Begin PROVIDED RECORDS
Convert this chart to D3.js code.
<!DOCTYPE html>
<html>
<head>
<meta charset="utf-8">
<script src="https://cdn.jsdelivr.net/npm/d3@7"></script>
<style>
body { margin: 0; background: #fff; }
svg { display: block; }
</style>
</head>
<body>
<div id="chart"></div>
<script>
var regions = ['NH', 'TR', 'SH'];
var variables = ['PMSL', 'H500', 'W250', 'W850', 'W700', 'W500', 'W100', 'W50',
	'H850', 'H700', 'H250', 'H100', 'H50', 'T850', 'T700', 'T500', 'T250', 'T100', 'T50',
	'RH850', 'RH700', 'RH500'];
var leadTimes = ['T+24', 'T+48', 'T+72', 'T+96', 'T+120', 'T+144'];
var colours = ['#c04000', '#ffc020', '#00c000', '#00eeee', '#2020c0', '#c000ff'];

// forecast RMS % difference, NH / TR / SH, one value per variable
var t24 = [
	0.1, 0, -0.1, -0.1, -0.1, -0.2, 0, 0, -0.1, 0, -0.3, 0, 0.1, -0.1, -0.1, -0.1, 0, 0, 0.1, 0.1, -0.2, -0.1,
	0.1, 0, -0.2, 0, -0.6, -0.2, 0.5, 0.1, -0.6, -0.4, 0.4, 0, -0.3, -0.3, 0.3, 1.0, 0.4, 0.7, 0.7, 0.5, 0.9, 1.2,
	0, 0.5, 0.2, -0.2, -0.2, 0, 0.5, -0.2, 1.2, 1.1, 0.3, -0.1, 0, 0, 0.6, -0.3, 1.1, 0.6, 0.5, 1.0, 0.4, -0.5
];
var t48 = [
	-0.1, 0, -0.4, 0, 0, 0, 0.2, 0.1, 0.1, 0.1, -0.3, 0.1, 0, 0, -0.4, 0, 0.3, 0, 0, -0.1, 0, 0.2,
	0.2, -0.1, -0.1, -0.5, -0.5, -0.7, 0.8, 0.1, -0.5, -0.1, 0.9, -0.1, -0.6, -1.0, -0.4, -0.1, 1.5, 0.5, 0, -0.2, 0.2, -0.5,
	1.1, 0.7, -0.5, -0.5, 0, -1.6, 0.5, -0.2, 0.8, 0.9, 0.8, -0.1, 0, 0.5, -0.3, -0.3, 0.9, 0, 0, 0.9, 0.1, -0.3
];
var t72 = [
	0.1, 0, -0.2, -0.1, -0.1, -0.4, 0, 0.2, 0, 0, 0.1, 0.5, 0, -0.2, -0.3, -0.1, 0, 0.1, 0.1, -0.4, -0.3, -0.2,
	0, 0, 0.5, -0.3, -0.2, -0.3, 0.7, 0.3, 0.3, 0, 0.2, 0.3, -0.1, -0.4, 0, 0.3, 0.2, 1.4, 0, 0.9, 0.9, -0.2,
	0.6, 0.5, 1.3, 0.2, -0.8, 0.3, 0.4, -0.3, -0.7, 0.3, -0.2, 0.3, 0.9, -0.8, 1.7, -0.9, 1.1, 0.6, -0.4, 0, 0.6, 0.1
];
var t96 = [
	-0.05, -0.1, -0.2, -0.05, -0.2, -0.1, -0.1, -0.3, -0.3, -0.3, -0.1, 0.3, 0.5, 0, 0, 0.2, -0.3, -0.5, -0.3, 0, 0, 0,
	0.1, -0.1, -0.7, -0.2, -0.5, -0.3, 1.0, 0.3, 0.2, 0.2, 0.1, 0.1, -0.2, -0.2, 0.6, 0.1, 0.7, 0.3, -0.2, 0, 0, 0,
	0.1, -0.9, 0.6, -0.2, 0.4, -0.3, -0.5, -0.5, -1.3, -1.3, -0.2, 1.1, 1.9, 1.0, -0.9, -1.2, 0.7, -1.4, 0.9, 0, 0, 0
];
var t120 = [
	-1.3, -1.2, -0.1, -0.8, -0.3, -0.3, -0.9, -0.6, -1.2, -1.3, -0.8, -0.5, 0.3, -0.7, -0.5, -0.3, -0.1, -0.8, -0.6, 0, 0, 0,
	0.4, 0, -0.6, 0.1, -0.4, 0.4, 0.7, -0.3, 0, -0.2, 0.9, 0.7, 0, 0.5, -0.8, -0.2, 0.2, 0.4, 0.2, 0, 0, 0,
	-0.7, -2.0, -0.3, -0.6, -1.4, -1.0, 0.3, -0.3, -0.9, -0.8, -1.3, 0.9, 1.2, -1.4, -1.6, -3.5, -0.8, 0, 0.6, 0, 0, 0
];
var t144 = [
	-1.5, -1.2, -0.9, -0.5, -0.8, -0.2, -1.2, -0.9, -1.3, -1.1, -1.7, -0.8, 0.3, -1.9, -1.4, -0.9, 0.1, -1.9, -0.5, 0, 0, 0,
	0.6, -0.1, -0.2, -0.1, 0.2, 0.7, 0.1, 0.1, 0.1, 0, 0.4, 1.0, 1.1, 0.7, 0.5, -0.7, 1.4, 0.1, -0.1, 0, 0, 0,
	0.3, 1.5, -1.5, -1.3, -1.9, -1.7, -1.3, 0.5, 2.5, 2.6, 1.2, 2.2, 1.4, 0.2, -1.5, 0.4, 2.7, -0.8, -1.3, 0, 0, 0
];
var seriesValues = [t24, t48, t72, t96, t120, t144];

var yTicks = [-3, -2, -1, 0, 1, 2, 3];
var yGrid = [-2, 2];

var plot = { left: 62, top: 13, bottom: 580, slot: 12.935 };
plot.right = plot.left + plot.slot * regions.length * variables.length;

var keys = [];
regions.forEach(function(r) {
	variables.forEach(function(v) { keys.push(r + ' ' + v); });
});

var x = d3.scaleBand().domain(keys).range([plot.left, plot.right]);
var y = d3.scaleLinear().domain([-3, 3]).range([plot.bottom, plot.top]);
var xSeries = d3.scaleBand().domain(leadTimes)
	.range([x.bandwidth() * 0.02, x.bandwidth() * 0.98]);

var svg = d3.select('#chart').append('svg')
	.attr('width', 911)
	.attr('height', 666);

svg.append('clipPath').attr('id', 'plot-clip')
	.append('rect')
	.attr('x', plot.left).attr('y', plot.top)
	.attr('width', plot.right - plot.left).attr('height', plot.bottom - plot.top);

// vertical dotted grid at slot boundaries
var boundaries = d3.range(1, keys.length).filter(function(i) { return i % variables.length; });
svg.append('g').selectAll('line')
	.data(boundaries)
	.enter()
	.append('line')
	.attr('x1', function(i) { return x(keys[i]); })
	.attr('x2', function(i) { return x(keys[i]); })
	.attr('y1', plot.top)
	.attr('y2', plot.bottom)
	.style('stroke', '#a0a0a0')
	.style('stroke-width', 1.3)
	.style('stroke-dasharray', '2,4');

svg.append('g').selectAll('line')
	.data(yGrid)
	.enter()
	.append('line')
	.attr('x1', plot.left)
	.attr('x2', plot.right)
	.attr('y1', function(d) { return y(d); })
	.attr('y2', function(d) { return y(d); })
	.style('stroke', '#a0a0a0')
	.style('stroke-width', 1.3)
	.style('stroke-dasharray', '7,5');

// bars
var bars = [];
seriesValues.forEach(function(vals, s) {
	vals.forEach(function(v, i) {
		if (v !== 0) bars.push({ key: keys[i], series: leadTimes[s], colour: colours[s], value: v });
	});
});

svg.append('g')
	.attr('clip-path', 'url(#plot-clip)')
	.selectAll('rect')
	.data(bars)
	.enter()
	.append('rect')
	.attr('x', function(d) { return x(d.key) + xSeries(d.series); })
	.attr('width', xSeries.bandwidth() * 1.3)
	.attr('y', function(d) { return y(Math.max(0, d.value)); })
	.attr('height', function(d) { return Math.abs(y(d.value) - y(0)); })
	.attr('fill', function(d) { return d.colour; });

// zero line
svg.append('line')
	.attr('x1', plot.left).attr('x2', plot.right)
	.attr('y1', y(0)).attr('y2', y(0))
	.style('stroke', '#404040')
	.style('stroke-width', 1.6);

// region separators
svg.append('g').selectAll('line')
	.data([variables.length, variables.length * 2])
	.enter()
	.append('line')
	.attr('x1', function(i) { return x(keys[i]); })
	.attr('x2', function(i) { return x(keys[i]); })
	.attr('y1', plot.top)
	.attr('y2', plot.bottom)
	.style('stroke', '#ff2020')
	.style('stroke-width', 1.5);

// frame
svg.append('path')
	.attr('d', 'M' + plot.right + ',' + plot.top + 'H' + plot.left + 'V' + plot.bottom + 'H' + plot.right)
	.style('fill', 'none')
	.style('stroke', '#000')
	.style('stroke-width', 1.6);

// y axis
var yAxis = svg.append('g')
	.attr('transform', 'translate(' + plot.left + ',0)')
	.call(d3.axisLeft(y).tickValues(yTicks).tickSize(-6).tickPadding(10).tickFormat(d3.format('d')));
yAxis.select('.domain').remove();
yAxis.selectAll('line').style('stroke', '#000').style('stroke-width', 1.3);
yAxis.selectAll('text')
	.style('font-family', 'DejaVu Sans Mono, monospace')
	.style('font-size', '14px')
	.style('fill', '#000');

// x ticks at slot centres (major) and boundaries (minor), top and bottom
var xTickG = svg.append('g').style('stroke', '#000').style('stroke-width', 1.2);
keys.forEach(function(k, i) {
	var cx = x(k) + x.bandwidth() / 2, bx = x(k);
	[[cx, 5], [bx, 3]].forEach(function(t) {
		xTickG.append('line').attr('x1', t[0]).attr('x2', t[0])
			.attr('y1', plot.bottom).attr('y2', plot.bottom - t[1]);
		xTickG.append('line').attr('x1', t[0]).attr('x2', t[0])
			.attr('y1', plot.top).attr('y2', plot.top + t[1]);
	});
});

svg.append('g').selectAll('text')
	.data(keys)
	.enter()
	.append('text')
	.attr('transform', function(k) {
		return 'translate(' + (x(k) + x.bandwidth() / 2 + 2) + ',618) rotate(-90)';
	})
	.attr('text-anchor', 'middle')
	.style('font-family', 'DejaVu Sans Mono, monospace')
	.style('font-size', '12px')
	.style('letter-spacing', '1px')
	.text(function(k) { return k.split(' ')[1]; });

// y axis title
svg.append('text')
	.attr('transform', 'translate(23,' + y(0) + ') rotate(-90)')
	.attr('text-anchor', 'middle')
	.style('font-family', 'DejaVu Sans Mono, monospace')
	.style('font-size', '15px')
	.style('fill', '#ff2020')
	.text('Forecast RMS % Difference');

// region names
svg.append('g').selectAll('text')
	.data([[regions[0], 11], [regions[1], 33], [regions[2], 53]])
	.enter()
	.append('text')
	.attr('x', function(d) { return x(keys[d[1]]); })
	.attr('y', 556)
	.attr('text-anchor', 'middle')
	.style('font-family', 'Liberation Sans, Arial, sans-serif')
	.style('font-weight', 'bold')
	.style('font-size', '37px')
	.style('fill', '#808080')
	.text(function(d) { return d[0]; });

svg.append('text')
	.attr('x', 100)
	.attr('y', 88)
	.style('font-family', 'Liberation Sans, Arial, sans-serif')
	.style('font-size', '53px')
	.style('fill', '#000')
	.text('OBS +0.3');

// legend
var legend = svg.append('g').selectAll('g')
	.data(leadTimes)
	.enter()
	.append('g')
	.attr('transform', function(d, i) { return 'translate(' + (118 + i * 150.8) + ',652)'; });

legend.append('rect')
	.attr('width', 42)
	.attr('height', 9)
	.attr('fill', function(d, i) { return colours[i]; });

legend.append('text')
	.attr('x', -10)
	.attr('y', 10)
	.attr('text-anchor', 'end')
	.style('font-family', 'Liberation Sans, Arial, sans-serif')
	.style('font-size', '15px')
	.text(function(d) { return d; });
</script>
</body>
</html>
End PROVIDED RECORDS
Begin PROVIDED RECORDS
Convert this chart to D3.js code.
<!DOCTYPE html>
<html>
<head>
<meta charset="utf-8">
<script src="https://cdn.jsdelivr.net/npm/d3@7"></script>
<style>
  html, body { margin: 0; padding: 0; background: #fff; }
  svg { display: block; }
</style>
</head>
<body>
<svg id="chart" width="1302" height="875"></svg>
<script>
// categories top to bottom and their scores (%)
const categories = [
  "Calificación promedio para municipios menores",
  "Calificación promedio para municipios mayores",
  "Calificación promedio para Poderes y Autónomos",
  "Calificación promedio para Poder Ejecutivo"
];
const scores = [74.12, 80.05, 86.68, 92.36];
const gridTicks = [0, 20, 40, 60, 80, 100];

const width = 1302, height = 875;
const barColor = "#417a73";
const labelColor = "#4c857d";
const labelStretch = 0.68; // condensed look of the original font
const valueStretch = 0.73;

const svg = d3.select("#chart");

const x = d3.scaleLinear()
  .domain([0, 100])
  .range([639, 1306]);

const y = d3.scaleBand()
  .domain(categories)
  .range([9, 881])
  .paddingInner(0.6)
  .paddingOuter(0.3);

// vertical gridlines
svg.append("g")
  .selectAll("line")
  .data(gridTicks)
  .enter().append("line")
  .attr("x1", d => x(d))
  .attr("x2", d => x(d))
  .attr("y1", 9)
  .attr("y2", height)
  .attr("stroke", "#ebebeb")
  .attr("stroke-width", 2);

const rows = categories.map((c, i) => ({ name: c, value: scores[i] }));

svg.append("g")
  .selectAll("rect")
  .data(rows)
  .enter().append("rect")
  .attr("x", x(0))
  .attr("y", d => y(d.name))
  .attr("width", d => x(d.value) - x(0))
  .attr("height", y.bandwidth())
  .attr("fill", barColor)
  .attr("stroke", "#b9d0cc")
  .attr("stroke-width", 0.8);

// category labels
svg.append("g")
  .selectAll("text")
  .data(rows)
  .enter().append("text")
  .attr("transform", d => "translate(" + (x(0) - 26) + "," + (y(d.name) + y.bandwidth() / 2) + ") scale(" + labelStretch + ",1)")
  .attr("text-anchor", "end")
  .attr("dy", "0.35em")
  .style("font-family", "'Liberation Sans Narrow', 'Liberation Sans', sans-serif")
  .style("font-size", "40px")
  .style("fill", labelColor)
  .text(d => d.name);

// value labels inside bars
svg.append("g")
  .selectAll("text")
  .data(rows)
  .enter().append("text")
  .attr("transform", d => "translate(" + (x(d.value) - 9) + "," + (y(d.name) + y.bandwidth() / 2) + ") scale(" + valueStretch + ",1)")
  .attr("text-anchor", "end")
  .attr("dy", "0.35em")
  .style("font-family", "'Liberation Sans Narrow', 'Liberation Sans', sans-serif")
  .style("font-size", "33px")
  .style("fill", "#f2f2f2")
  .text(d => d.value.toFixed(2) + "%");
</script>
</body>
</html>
End PROVIDED RECORDS
Begin PROVIDED RECORDS
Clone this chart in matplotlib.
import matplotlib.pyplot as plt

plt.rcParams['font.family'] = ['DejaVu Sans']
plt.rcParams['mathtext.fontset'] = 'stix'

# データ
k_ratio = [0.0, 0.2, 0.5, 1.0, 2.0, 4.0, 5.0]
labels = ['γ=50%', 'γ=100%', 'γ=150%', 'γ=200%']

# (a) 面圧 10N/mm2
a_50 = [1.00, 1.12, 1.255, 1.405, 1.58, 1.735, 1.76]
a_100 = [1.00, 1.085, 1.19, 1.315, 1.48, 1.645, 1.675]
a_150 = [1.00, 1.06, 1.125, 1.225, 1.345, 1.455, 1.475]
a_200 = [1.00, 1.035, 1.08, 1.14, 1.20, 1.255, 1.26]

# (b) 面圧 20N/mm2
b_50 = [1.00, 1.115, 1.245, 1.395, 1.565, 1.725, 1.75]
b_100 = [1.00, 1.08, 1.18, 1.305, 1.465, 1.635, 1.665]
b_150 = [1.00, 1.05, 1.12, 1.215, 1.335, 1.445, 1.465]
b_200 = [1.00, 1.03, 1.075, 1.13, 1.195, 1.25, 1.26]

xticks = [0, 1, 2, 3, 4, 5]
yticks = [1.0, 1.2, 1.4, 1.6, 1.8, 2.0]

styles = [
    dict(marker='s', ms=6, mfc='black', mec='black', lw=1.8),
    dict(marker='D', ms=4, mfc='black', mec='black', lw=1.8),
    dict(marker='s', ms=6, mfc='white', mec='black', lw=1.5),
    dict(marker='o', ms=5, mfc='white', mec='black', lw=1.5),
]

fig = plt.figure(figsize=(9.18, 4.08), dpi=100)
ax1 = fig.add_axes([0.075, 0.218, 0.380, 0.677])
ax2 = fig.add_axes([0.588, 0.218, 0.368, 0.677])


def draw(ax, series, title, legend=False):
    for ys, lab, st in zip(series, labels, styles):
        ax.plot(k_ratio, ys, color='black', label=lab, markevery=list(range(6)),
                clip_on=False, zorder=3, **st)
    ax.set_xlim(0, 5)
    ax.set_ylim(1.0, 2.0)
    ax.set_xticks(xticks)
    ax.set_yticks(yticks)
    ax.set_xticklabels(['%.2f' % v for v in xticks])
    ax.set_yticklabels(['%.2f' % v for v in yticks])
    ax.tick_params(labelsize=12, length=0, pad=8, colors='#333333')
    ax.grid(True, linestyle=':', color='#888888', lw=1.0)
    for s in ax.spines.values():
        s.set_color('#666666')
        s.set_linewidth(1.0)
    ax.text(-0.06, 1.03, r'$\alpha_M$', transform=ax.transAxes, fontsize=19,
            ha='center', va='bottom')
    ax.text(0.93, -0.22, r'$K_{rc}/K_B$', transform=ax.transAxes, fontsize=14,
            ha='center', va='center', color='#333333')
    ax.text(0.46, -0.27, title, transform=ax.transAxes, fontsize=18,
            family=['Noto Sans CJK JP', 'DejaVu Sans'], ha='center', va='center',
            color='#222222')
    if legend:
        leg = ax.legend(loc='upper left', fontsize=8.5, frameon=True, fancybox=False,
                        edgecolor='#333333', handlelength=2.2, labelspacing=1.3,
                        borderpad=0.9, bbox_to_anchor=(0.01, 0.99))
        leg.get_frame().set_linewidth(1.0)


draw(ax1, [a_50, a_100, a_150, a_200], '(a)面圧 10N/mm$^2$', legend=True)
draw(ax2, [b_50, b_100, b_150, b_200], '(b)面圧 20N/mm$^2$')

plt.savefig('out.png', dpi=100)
End PROVIDED RECORDS
> TASK TO CARRY OUT: Return exactly the lines from the line that has "Clone this chart in matplotlib." to the line that has "a_200 = [1.00, 1.035, 1.08, 1.14, 1.20, 1.255, 1.26]", both of them included.

> TASK RESULT:
Clone this chart in matplotlib.
import matplotlib.pyplot as plt

plt.rcParams['font.family'] = ['DejaVu Sans']
plt.rcParams['mathtext.fontset'] = 'stix'

# データ
k_ratio = [0.0, 0.2, 0.5, 1.0, 2.0, 4.0, 5.0]
labels = ['γ=50%', 'γ=100%', 'γ=150%', 'γ=200%']

# (a) 面圧 10N/mm2
a_50 = [1.00, 1.12, 1.255, 1.405, 1.58, 1.735, 1.76]
a_100 = [1.00, 1.085, 1.19, 1.315, 1.48, 1.645, 1.675]
a_150 = [1.00, 1.06, 1.125, 1.225, 1.345, 1.455, 1.475]
a_200 = [1.00, 1.035, 1.08, 1.14, 1.20, 1.255, 1.26]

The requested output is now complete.